A lot of the visual prowess is due to the fact that the Frostbite 2 engine is pumping out some of the best environments we've seen this generation. The framework on the vehicles look spectacular and the characters models also show off the graphical power behind this phenomenal first-person shooter engine. While there are only a few small hindrances in the character models (the occasional stiff, blocky movement), their faces are very impressive, modeled after their respective voice actors and actresses. This was so impressive, in fact, that my wife even noticed that Sam Harper had the face of Christina Hendricks, who provides the voice.
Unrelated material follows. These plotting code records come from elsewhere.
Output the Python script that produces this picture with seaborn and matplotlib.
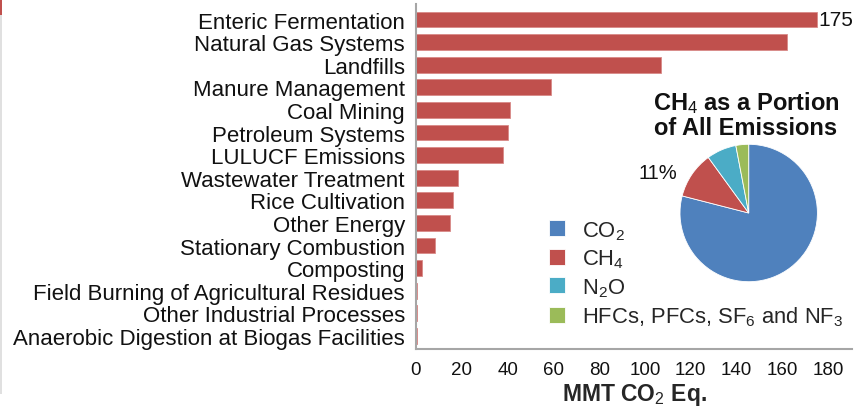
import matplotlib
matplotlib.use("Agg")
import matplotlib.pyplot as plt
from matplotlib.patches import Rectangle
import seaborn as sns
import pandas as pd

# CH4 sources (MMT CO2 Eq.)
sources = ["Enteric Fermentation", "Natural Gas Systems", "Landfills", "Manure Management",
           "Coal Mining", "Petroleum Systems", "LULUCF Emissions", "Wastewater Treatment",
           "Rice Cultivation", "Other Energy", "Stationary Combustion", "Composting",
           "Field Burning of Agricultural Residues", "Other Industrial Processes",
           "Anaerobic Digestion at Biogas Facilities"]
emissions = [175, 162, 107, 59, 41, 40, 38, 18.5, 16, 15, 8.3, 2.6, 0.5, 0.4, 0.3]

# share of all emissions
gases = ["CO$_2$", "CH$_4$", "N$_2$O", "HFCs, PFCs, SF$_6$ and NF$_3$"]
shares = [79, 11, 7, 3]
gas_colors = ["#4F81BD", "#C0504D", "#4BACC6", "#9BBB59"]

sns.set_style("white")
plt.rcParams["font.family"] = ["Liberation Sans", "DejaVu Sans"]
plt.rcParams["mathtext.fontset"] = "custom"
plt.rcParams["mathtext.rm"] = "Liberation Sans"
plt.rcParams["mathtext.it"] = "Liberation Sans"
plt.rcParams["mathtext.bf"] = "Liberation Sans:bold"

df = pd.DataFrame({"source": sources, "value": emissions})

W, H = 862, 410
fig = plt.figure(figsize=(W / 100, H / 100), dpi=100)
ax = fig.add_axes([416 / W, 1 - 350 / H, 436 / W, 345 / H])

sns.barplot(data=df, x="value", y="source", color="#C0504D", width=0.7,
            saturation=1, ax=ax, edgecolor="#D98A88", linewidth=0.6)
ax.set_xlim(0, 190.4)
ax.set_ylim(14.58, -0.69)
ax.set_xticks(range(0, 181, 20))
ax.tick_params(axis="y", length=0, pad=8, labelsize=16, labelcolor="#111111")
ax.tick_params(axis="x", length=0, pad=9, labelsize=13.5, labelcolor="#111111")
ax.set_ylabel("")
ax.set_xlabel("MMT CO$_2$ Eq.", fontsize=16.5, fontweight="bold", labelpad=1.5)
for s in ["top", "right"]:
    ax.spines[s].set_visible(False)
for s in ["left", "bottom"]:
    ax.spines[s].set_color("#A6A6A6")
    ax.spines[s].set_linewidth(1.5)

ax.annotate("175", xy=(emissions[0], 0), xytext=(1, 0), textcoords="offset points",
            va="center", ha="left", fontsize=15, color="#111111")

# inset pie
r = 68.7
pad = r * 1.25
pax = fig.add_axes([(748.7 - pad) / W, 1 - (214 + pad) / H, 2 * pad / W, 2 * pad / H])
wedges, _ = pax.pie(shares, colors=gas_colors, startangle=90, counterclock=False,
                    wedgeprops=dict(edgecolor="white", linewidth=0.6))
pax.set_aspect("equal")

fig.text(746 / W, 1 - 115 / H, "CH$_4$ as a Portion\nof All Emissions", ha="center",
         va="center", fontsize=17, fontweight="bold", linespacing=1.1, color="#111111")
fig.text(658 / W, 1 - 174 / H, "11%", ha="center", va="center", fontsize=14.5, color="#111111")

fig.legend(wedges, gases, loc="upper left", bbox_to_anchor=(549 / W, 1 - 220 / H),
           frameon=False, fontsize=15.8, handlelength=0.75, handleheight=0.75,
           handletextpad=0.75, labelspacing=0.27, borderpad=0, borderaxespad=0)

# thin edge marks from the original crop
fig.patches.append(Rectangle((0, 15 / H), 2 / W, 1 - 15 / H - 0, transform=fig.transFigure,
                             facecolor="#E0E0E0", edgecolor="none"))
fig.patches.append(Rectangle((0, 1 - 16 / H), 2 / W, 16 / H, transform=fig.transFigure,
                             facecolor="#C0504D", edgecolor="none"))

fig.savefig("out.png", dpi=100)
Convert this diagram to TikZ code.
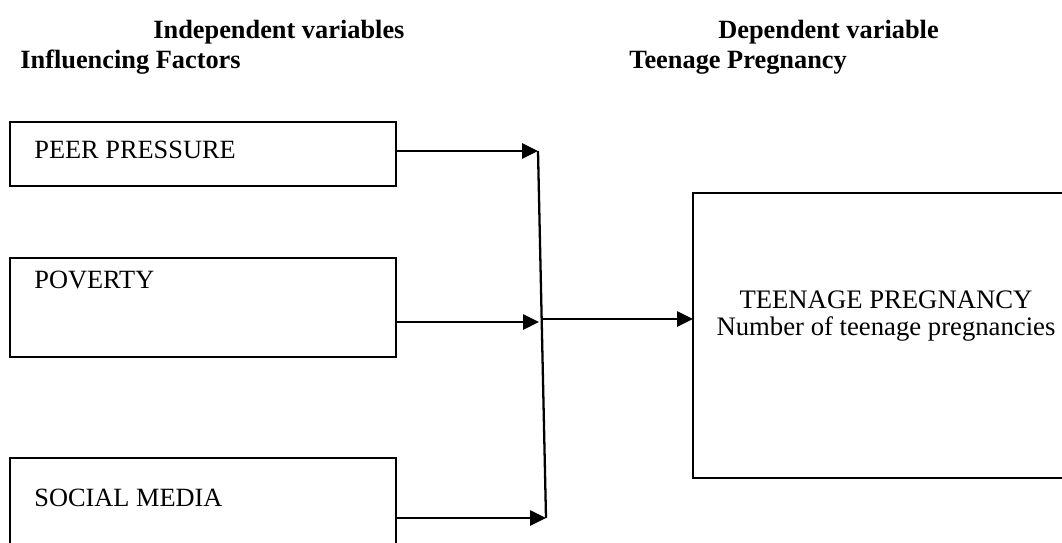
\documentclass[tikz,border=0pt]{standalone}
\usepackage{fontspec}
\setmainfont{Liberation Serif}
\usetikzlibrary{arrows.meta, positioning}

\begin{document}
\begin{tikzpicture}[x=0.02cm, y=-0.02cm,
    varbox/.style={draw, line width=1.4pt, minimum width=7.72cm, inner sep=0pt, outer sep=0pt, anchor=north west},
    boxtext/.style={anchor=base west, inner sep=0pt, font=\fontsize{15}{15}\selectfont},
    headtext/.style={anchor=base west, inner sep=0pt, font=\fontsize{15}{15}\selectfont\bfseries},
    link/.style={line width=1.3pt, -{Triangle[length=9pt, width=8.5pt]}}]
  \useasboundingbox (0,0) rectangle (1062,542);
  % headings
  \node[headtext] (indep) at (153,38) {Independent variables};
  \node[headtext] (factors) at (20,68) {Influencing Factors};
  \node[headtext] (dep) at (718,38) {Dependent variable};
  \node[headtext] (preg) at (629,68) {Teenage Pregnancy};
  % independent variable boxes
  \node[varbox, minimum height=1.28cm] (peer) at (10,122) {};
  \node[varbox, minimum height=1.98cm] (poverty) at (10,258) {};
  \node[varbox, minimum height=2.2cm] (social) at (10,458) {};
  \node[boxtext] (peertxt) at (34,158) {PEER PRESSURE};
  \node[boxtext] (povertytxt) at (34,288) {POVERTY};
  \node[boxtext] (socialtxt) at (34,506) {SOCIAL MEDIA};
  % dependent variable box
  \node[varbox, minimum width=7.4cm, minimum height=5.7cm] (target) at (693,193) {};
  \node[anchor=base, align=center, inner sep=0pt, font=\fontsize{15.2}{15.3}\selectfont] (targettxt) at (886,335)
    {TEENAGE PREGNANCY\\Number of teenage pregnancies};
  % joining line
  \coordinate (jtop) at (538,151);
  \coordinate (jpov) at (539,322);
  \coordinate (jmid) at (542,319);
  \coordinate (jbot) at (546,518);
  \draw[line width=1.3pt] (jtop) -- (jbot);
  \draw[link] (peer.east |- jtop) -- (jtop);
  \draw[link] (poverty.east |- jpov) -- (jpov);
  \draw[link] (social.east |- jbot) -- (jbot);
  \draw[link] (jmid) -- (target.west |- jmid);
\end{tikzpicture}
\end{document}
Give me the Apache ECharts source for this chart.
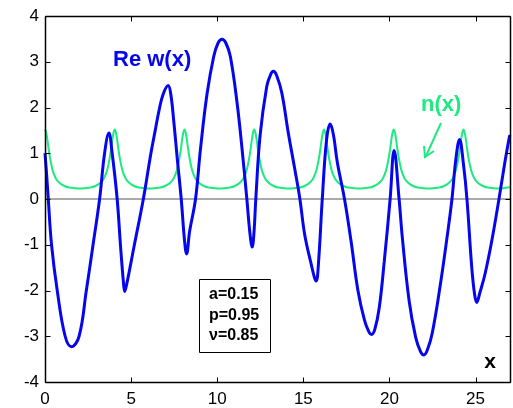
<!DOCTYPE html>
<html><head><meta charset="utf-8">
<script src="https://cdn.jsdelivr.net/npm/echarts@6/dist/echarts.min.js"></script>
<style>html,body{margin:0;padding:0;background:#fff}#c{width:513px;height:408px}</style>
</head><body><div id="c"></div>
<script>
// Re w(x)
const wX = [0,0.1,0.19,0.38,0.71,1.17,1.54,1.98,2.4,2.79,3.17,3.46,3.71,3.9,4.19,4.38,4.55,4.63,4.75,5.19,5.71,6.15,6.4,6.63,6.85,7.15,7.3,7.49,7.68,7.91,8.1,8.22,8.4,8.74,9.03,9.41,9.8,10.05,10.28,10.5,10.76,11.15,11.44,11.72,11.9,12.03,12.14,12.24,12.49,12.88,13.1,13.26,13.45,13.75,14.12,14.5,14.8,15.08,15.46,15.65,15.75,15.88,16.1,16.35,16.56,16.75,16.97,17.39,17.77,18.17,18.55,18.8,18.96,19.15,19.41,19.7,20.04,20.27,20.56,20.75,21.14,21.52,21.8,22.0,22.2,22.48,22.96,23.34,23.63,23.85,24.07,24.3,24.5,24.78,24.95,25.07,25.25,25.55,25.94,26.36,26.7,26.96,27];
const wY = [1.0,0.5,0,-1.0,-2.0,-3.0,-3.23,-3.0,-2.0,-1.0,0,1.0,1.44,1.0,0,-1.0,-1.8,-2.02,-1.85,-1.0,0,1.0,1.5,1.95,2.28,2.48,2.3,1.65,0.88,0,-0.9,-1.2,-0.7,0,1.1,2.3,3.12,3.41,3.49,3.41,3.12,2.11,1.1,0,-0.75,-1.05,-0.7,0,1.39,2.47,2.72,2.79,2.7,2.32,1.46,0.66,0,-0.78,-1.43,-1.72,-1.79,-1.4,0,1.3,1.64,1.4,0.81,0,-0.92,-2.0,-2.65,-2.9,-2.96,-2.85,-2.37,-1.36,0,1.06,0,-0.85,-2.22,-3.02,-3.33,-3.41,-3.3,-2.94,-1.86,-0.85,0,0.85,1.3,0.75,0,-1.5,-2.1,-2.26,-2.05,-1.64,-0.92,0,0.8,1.35,1.4];
// n(x)
const nX = [0,0.07,0.135,0.2,0.3,0.45,0.63,0.85,1.1,1.4,1.75,2.025,2.3,2.65,2.95,3.2,3.42,3.6,3.75,3.85,3.915,3.98,4.05,
4.12,4.185,4.25,4.35,4.5,4.68,4.9,5.15,5.45,5.8,6.075,6.35,6.7,7.0,7.25,7.47,7.65,7.8,7.9,7.965,8.03,8.1,
8.17,8.235,8.3,8.4,8.55,8.73,8.95,9.2,9.5,9.85,10.125,10.4,10.75,11.05,11.3,11.52,11.7,11.85,11.95,12.015,12.08,12.15,
12.22,12.285,12.35,12.45,12.6,12.78,13.0,13.25,13.55,13.9,14.175,14.45,14.8,15.1,15.35,15.57,15.75,15.9,16.0,16.065,16.13,16.2,
16.27,16.335,16.4,16.5,16.65,16.83,17.05,17.3,17.6,17.95,18.225,18.5,18.85,19.15,19.4,19.62,19.8,19.95,20.05,20.115,20.18,20.25,
20.32,20.385,20.45,20.55,20.7,20.88,21.1,21.35,21.65,22.0,22.275,22.55,22.9,23.2,23.45,23.67,23.85,24.0,24.1,24.165,24.23,24.3,
24.37,24.435,24.5,24.6,24.75,24.93,25.15,25.4,25.7,26.05,26.325,26.6,27.0];
const nY = [1.52,1.45,1.31,1.12,0.88,0.62,0.45,0.35,0.29,0.25,0.235,0.23,0.235,0.25,0.29,0.35,0.45,0.62,0.88,1.12,1.31,1.45,1.52,
1.45,1.31,1.12,0.88,0.62,0.45,0.35,0.29,0.25,0.235,0.23,0.235,0.25,0.29,0.35,0.45,0.62,0.88,1.12,1.31,1.45,1.52,
1.45,1.31,1.12,0.88,0.62,0.45,0.35,0.29,0.25,0.235,0.23,0.235,0.25,0.29,0.35,0.45,0.62,0.88,1.12,1.31,1.45,1.52,
1.45,1.31,1.12,0.88,0.62,0.45,0.35,0.29,0.25,0.235,0.23,0.235,0.25,0.29,0.35,0.45,0.62,0.88,1.12,1.31,1.45,1.52,
1.45,1.31,1.12,0.88,0.62,0.45,0.35,0.29,0.25,0.235,0.23,0.235,0.25,0.29,0.35,0.45,0.62,0.88,1.12,1.31,1.45,1.52,
1.45,1.31,1.12,0.88,0.62,0.45,0.35,0.29,0.25,0.235,0.23,0.235,0.25,0.29,0.35,0.45,0.62,0.88,1.12,1.31,1.45,1.52,
1.45,1.31,1.12,0.88,0.62,0.45,0.35,0.29,0.25,0.235,0.23,0.235,0.255];
const xTicks = [0,5,10,15,20,25];
const yTicks = [-4,-3,-2,-1,0,1,2,3,4];
const params = ['a=0.15','p=0.95','\u03bd=0.85'];

const blue = '#0505ee', green = '#1eea80';
const F = 'Arial, "Liberation Sans", sans-serif';
const chart = echarts.init(document.getElementById('c'), null, {renderer:'canvas'});
const wData = wX.map((x,i)=>[x,wY[i]]);
const nData = nX.map((x,i)=>[x,nY[i]]);
const X0 = 0, X1 = 27, Y0 = -4, Y1 = 4;
chart.setOption({
  animation:false,
  backgroundColor:'#fff',
  grid:{left:45,right:2,top:16,bottom:23.5},
  xAxis:{type:'value',min:X0,max:X1,interval:5,
    axisLine:{show:false},axisTick:{show:false},splitLine:{show:false},
    axisLabel:{color:'#000',fontSize:17,fontFamily:F,margin:9,
      formatter:v=>xTicks.includes(v)?String(v):''}},
  yAxis:{type:'value',min:Y0,max:Y1,interval:1,
    axisLine:{show:false},axisTick:{show:false},splitLine:{show:false},
    axisLabel:{color:'#000',fontSize:17,fontFamily:F,margin:6,
      formatter:v=>yTicks.includes(v)?String(v):''}},
  series:[
    {type:'line',data:[[X0,0],[X1,0]],symbol:'none',lineStyle:{color:'#555',width:1},z:1,silent:true},
    {type:'line',data:nData,symbol:'none',smooth:0.2,lineStyle:{color:green,width:2},z:2},
    {type:'line',data:wData,symbol:'none',smooth:0.4,lineStyle:{color:blue,width:3},z:3}
  ]
});
// frame and inward ticks (MATLAB-style box), positioned through the axes
const p = (x,y)=>chart.convertToPixel({gridIndex:0},[x,y]);
const tl = p(X0,Y1), br = p(X1,Y0);
const L = Math.round(tl[0])+0.5, T = Math.round(tl[1])+0.5, R = Math.round(br[0])+0.5, B = Math.round(br[1])+0.5;
const g = [];
const seg = (x1,y1,x2,y2,w)=>g.push({type:'line',z:50,shape:{x1,y1,x2,y2},style:{stroke:'#000',lineWidth:w||1}});
seg(L,T,R,T,1.5); seg(R,T,R,B,1.5); seg(L,B,R,B,1.5); seg(L,T,L,B,1.5);
xTicks.forEach(v=>{ const x = Math.round(p(v,0)[0])+0.5; seg(x,B,x,B-5); seg(x,T,x,T+5); });
yTicks.forEach(v=>{ const y = Math.round(p(0,v)[1])+0.5; seg(L,y,L+5,y); seg(R,y,R-5,y); });
g.push(
  {type:'text',left:113,top:49,z:20,style:{text:'Re w(x)',fill:blue,font:'bold 22px '+F}},
  {type:'text',left:421,top:94,z:20,style:{text:'n(x)',fill:green,font:'bold 22px '+F}},
  {type:'line',z:20,shape:{x1:441,y1:123,x2:426,y2:156},style:{stroke:green,lineWidth:2}},
  {type:'polyline',z:20,shape:{points:[[424,146],[425,157],[434,151]]},style:{stroke:green,lineWidth:2,fill:null}},
  {type:'rect',z:30,shape:{x:199.5,y:279.5,width:71,height:73},style:{fill:'#fff',stroke:'#000',lineWidth:1}},
  {type:'text',x:209,y:295,z:31,style:{text:params[0],fill:'#000',font:'bold 16px '+F,textVerticalAlign:'middle'}},
  {type:'text',x:209,y:315.5,z:31,style:{text:params[1],fill:'#000',font:'bold 16px '+F,textVerticalAlign:'middle'}},
  {type:'text',x:209,y:336,z:31,style:{text:params[2],fill:'#000',font:'bold 16px '+F,textVerticalAlign:'middle'}},
  {type:'text',x:490,y:362,z:31,style:{text:'x',fill:'#000',font:'bold 21px '+F,textAlign:'center',textVerticalAlign:'middle'}}
);
chart.setOption({graphic:g});
</script></body></html>
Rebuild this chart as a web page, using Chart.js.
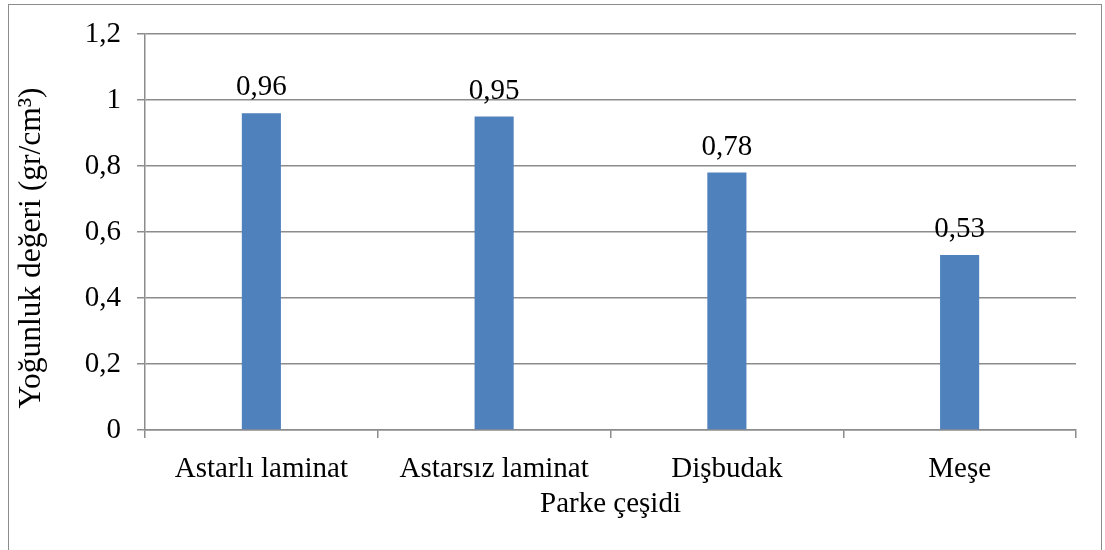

While there was never anything visually unsatisfying in prior NFS titles (considering their respective time periods), it is impressive to see Black Box taking that extra step to showcase the power of the engine and get another step closer to reaching their ultimate vision for the franchise.
This also comes across in the audio department. Sure, we heard how authentic Gran Turismo and Forza could sound after all the painstaking hours they put into the vehicle sounds. However, it's not just the engine sounds that impressed me in The Run; it was the simple crunching of sand under the tires, or the sound of the tires desperately trying to hold onto the road as you spun around a corner. Even the gruesome glass shattering sounds of a head-on collision were so satisfying that I "felt" that crash more than I have with any other racing game.
Need for Speed: The Run does so many things right. It's an action game for people who like cars, or perhaps a racing game for people who like action. In fact, it's both of these things at the same time. Too often racing games get repetitive and lose their luster about halfway through. The Run takes a simple formula and amps it up to appeal to junkies of both genres. Do yourself a favor; pick up The Run and unlock the demon inside you. What demon? The one that has a Need for Speed!